Even higher-risk indicators:
- History of drug, and or, alcohol use
- Victims of physical, sexual, or verbal abuse
- Being investigated for criminal charges
- History of depression or other “mental health” issues
- Those who have previously attempted suicide
- A suicide survivor (when someone close has committed suicide)
- People who have perfectionist type personalities
- Those experiencing recent significant loss through death, divorce, or relationship break-up
- Childhood history of frequent moves
- Firstborn in families
Encourage the Person to Talk
Know this, my beloved brothers: let every person be quick to hear, slow to speak, slow to anger; for the anger of man does not produce the righteousness of God. (James 1:19-20, ESV)
Then move from asking general to specific questions to determine suicidal intent. The more detailed the plan and the more access they have to their method of choice, the more likely they will follow through.
Be compassionate; consider the depth of their pain and suffering. Remember suicide is not so much about wanting to die as it is not knowing how to live with the problem.
Get their perspective: Life without ______ is not worth living because_____?
Give them hope that there is a solution to what to them seems unsolvable (1 Cor. 10:13). You help them or take them to someone who can help find that solution.
Help them to see any influences from outside sources (music, friends, reading materials, etc.) that might be contributing to their hopelessness. Help the person realize that suicide is the ultimate act of self-love to avoid painful consequences.
Encourage them see that suffering is a part of God’s will to refine us in Christ, with the goal to change their focus from escape to contentment.
Continue to encourage them through church ministries, serving and being served (Gal. 6:1). If you have any doubt, ask to determine if they are actually saved and point them to hope through the Word.
Finally, Consider This
Talking to someone about their suicidal intent will not encourage them to attempt suicide. Instead, it typically communicates interest and hope because you cared enough to ask.

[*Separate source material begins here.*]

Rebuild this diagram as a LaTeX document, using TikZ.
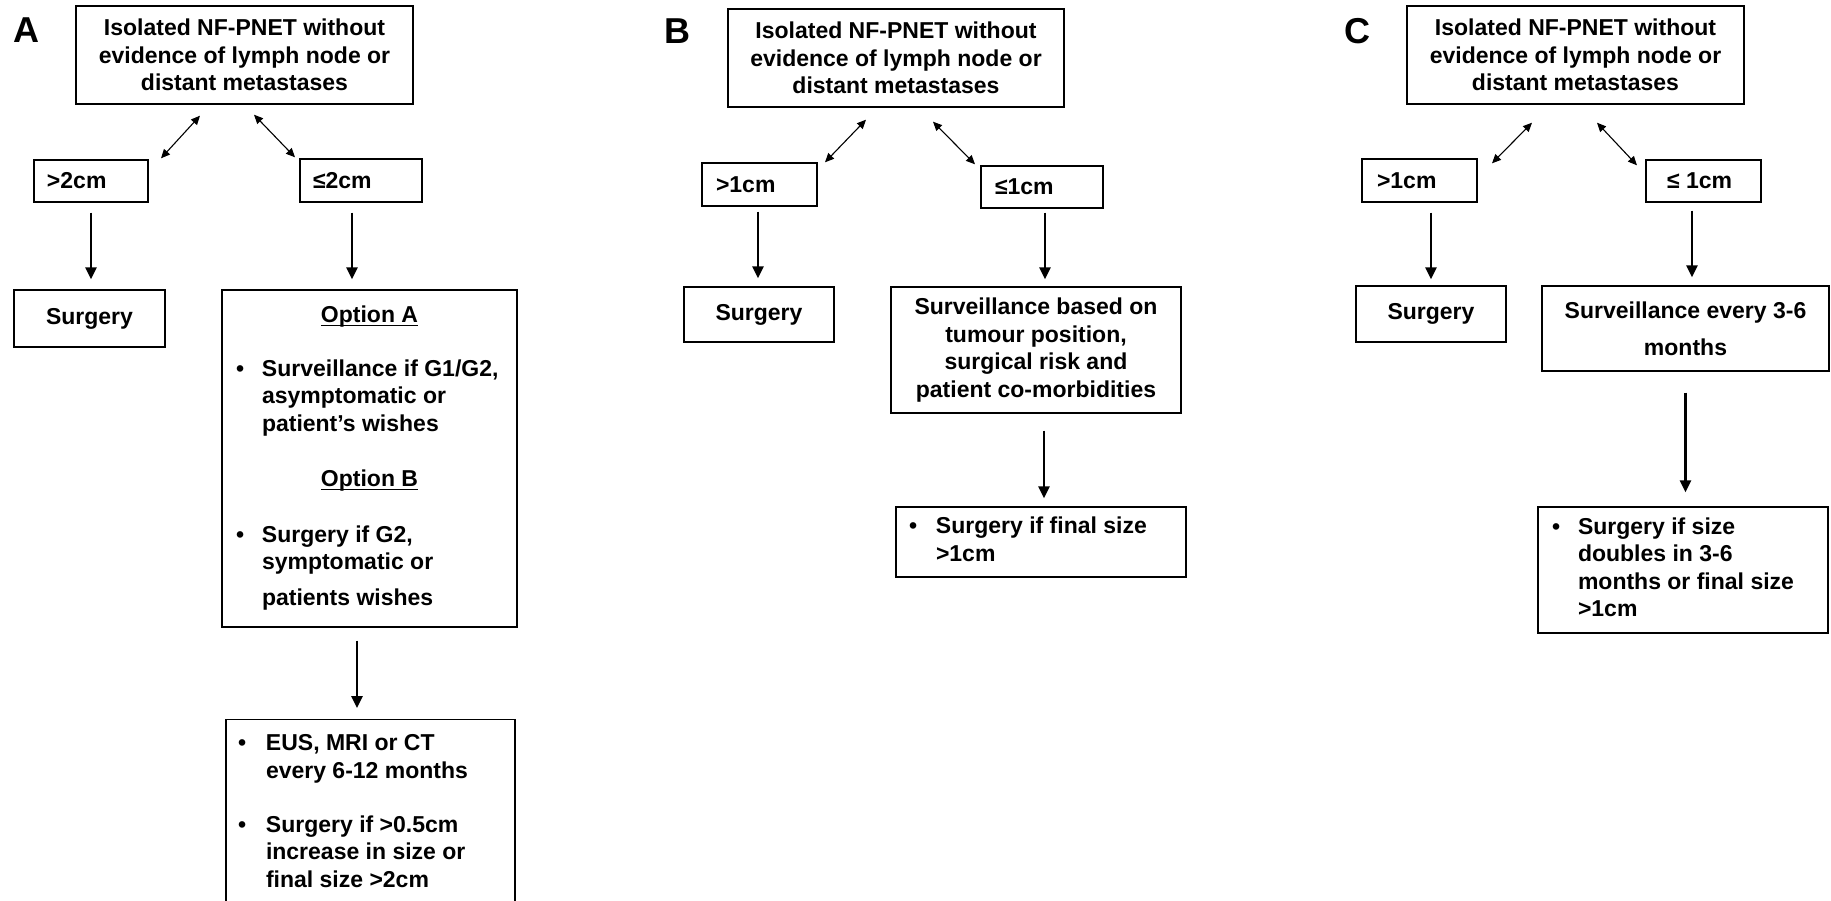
\documentclass[tikz,border=0pt]{standalone}
\usepackage{fontspec}
\setmainfont{Liberation Sans}
\usetikzlibrary{arrows.meta}
\newcommand\mytxt{\fontsize{23}{27.5}\selectfont\bfseries}
\newcommand\myul[1]{\setbox0\hbox{#1}\rlap{\rule[-4pt]{\wd0}{1.6pt}}\box0}
\begin{document}
\begin{tikzpicture}[x=1pt,y=-1pt,
  box/.style={draw=black, line width=1.4pt, inner sep=0pt, font=\mytxt, text=black},
  cbox/.style={box, align=center},
  varrow/.style={line width=2.5pt, -{Triangle[length=12pt,width=11pt]}},
  darrow/.style={line width=1.1pt, {Triangle[length=9pt,width=8pt]}-{Triangle[length=9pt,width=8pt]}},
  lab/.style={font=\fontsize{36}{36}\selectfont\bfseries, inner sep=0pt}]
\useasboundingbox (0,0) rectangle (1831,901);
\clip (0,0) rectangle (1831,901);

% ---------------- Panel A
\node[lab] (labA) at (26.5,30) {A};
\node[cbox, minimum width=337pt, minimum height=98pt] (topA) at (244.5,55) {Isolated NF-PNET without\\evidence of lymph node or\\distant metastases};
\node[box, minimum height=42pt] (gt2) at (91,181) {\makebox[114pt][l]{\hspace*{13pt}>2cm}};
\node[box, minimum height=43pt] (le2) at (361,180.5) {\makebox[122pt][l]{\hspace*{13pt}≤2cm}};
\node[cbox, minimum width=151pt, minimum height=57pt] (surgA) at (89.5,318.5) {Surgery};
\node[box, minimum height=337pt] (optA) at (369.5,458.5) {\begin{tabular}{@{}p{40pt}@{}p{255pt}@{}}
\multicolumn{2}{@{}c@{}}{\myul{Option A}}\\[26.5pt]
\hspace*{14pt}• & Surveillance if G1/G2,\\
 & asymptomatic or\\
 & patient’s wishes\\[27.5pt]
\multicolumn{2}{@{}c@{}}{\myul{Option B}}\\[28.5pt]
\hspace*{14pt}• & Surgery if G2,\\
 & symptomatic or\\[8.5pt]
 & patients wishes
\end{tabular}};
\node[box, anchor=north, inner ysep=12pt] (botA) at (370.5,719) {\begin{tabular}{@{}p{40pt}@{}p{249pt}@{}}
\hspace*{12pt}• & EUS, MRI or CT\\
 & every 6-12 months\\[26.5pt]
\hspace*{12pt}• & Surgery if >0.5cm\\
 & increase in size or\\
 & final size >2cm
\end{tabular}};

\draw[darrow] ([xshift=-44.5pt,yshift=-11pt]topA.south) -- ([xshift=70pt,yshift=1pt]gt2.north);
\draw[darrow] ([xshift=9.5pt,yshift=-10pt]topA.south) -- ([xshift=-66pt,yshift=1pt]le2.north);
\draw[varrow] ([yshift=-10pt]gt2.south) -- ([yshift=10pt]gt2.south |- surgA.north);
\draw[varrow] ([xshift=-9pt,yshift=-10pt]le2.south) -- ([xshift=-9pt,yshift=10pt]le2.south |- optA.north);
\draw[varrow] ([xshift=-12.5pt,yshift=-13pt]optA.south) -- ([xshift=-12.5pt,yshift=11pt]optA.south |- botA.north);

% ---------------- Panel B
\node[lab] (labB) at (677,31.5) {B};
\node[cbox, minimum width=336pt, minimum height=98pt] (topB) at (896,58) {Isolated NF-PNET without\\evidence of lymph node or\\distant metastases};
\node[box, minimum height=43pt] (gt1B) at (759.5,184.5) {\makebox[115pt][l]{\hspace*{14pt}>1cm}};
\node[box, minimum height=42pt] (le1B) at (1042,187) {\makebox[122pt][l]{\hspace*{14pt}≤1cm}};
\node[cbox, minimum width=150pt, minimum height=55pt] (surgB) at (759,314.5) {Surgery};
\node[cbox, minimum width=290pt, minimum height=126pt] (survB) at (1036,350) {Surveillance based on\\tumour position,\\surgical risk and\\patient co-morbidities};
\node[box, minimum height=70pt] (botB) at (1041,542) {\begin{tabular}{@{}p{40pt}@{}p{250pt}@{}}
\hspace*{13pt}• & Surgery if final size\\
 & >1cm
\end{tabular}};

\draw[darrow] ([xshift=-30pt,yshift=-12pt]topB.south) -- ([xshift=65.5pt]gt1B.north);
\draw[darrow] ([xshift=37pt,yshift=-14pt]topB.south) -- ([xshift=-67pt,yshift=1pt]le1B.north);
\draw[varrow] ([xshift=-1.5pt,yshift=-5pt]gt1B.south) -- ([xshift=-1.5pt,yshift=8pt]gt1B.south |- surgB.north);
\draw[varrow] ([xshift=3pt,yshift=-4pt]le1B.south) -- ([xshift=3pt,yshift=7pt]le1B.south |- survB.north);
\draw[varrow] ([xshift=8pt,yshift=-17pt]survB.south) -- ([xshift=8pt,yshift=8pt]survB.south |- botB.north);

% ---------------- Panel C
\node[lab] (labC) at (1357,31.5) {C};
\node[cbox, minimum width=337pt, minimum height=98pt] (topC) at (1575.5,55) {Isolated NF-PNET without\\evidence of lymph node or\\distant metastases};
\node[box, minimum height=43pt] (gt1C) at (1419.5,180.5) {\makebox[115pt][l]{\hspace*{15pt}>1cm}};
\node[box, minimum height=42pt] (le1C) at (1703.5,181) {\makebox[115pt][l]{\hspace*{21pt}≤ 1cm}};
\node[cbox, minimum width=150pt, minimum height=56pt] (surgC) at (1431,314) {Surgery};
\node[cbox, minimum width=287pt, minimum height=85pt] (survC) at (1685.5,328.5) {Surveillance every 3-6\\[9.5pt]months};
\node[box, minimum height=126pt] (botC) at (1683,570) {\begin{tabular}{@{}p{40pt}@{}p{250pt}@{}}
\hspace*{14pt}• & Surgery if size\\
 & doubles in 3-6\\
 & months or final size\\
 & >1cm
\end{tabular}};

\draw[darrow] ([xshift=-43.5pt,yshift=-18pt]topC.south) -- ([xshift=72.5pt,yshift=-5pt]gt1C.north);
\draw[darrow] ([xshift=21.5pt,yshift=-18pt]topC.south) -- ([xshift=-66.5pt,yshift=-6pt]le1C.north);
\draw[varrow] ([xshift=11.5pt,yshift=-10pt]gt1C.south) -- ([xshift=11.5pt,yshift=6pt]gt1C.south |- surgC.north);
\draw[varrow] ([xshift=-11.5pt,yshift=-8pt]le1C.south) -- ([xshift=-11.5pt,yshift=8pt]le1C.south |- survC.north);
\draw[varrow] ([yshift=-21pt]survC.south) -- ([yshift=14pt]survC.south |- botC.north);
\end{tikzpicture}
\end{document}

People who have suicidal intent will usually not try and hide it from others. You just need to be willing to ask. Trust God to use you as His Instrument of Hope to someone who needs help!
Be a Good Samaritan
And behold, a lawyer stood up to put him to the test, saying, “Teacher, what shall I do to inherit eternal life?” He said to him, “What is written in the Law? How do you read it?” And he answered, “You shall love the Lord your God with all your heart and with all your soul and with all your strength and with all your mind, and your neighbor as yourself.” And he said to him, “You have answered correctly; do this, and you will live.”
But he, desiring to justify himself, said to Jesus, “And who is my neighbor?” Jesus replied, “A man was going down from Jerusalem to Jericho, and he fell among robbers, who stripped him and beat him and departed, leaving him half dead. Now by chance a priest was going down that road, and when he saw him he passed by on the other side. So likewise a Levite, when he came to the place and saw him, passed by on the other side.
But a Samaritan, as he journeyed, came to where he was, and when he saw him, he had compassion. He went to him and bound up his wounds,pouring on oil and wine. Then he set him on his own animal and brought him to an inn and took care of him. And the next day he took out two denarii and gave them to the innkeeper, saying, ‘Take care of him, and whatever more you spend, I will repay you when I come back.’
Which of these three, do you think, proved to be a neighbor to the man who fell among the robbers?” He said, “The one who showed him mercy.” And Jesus said to him, “You go, and do likewise.” (Luke 10:25-37, ESV).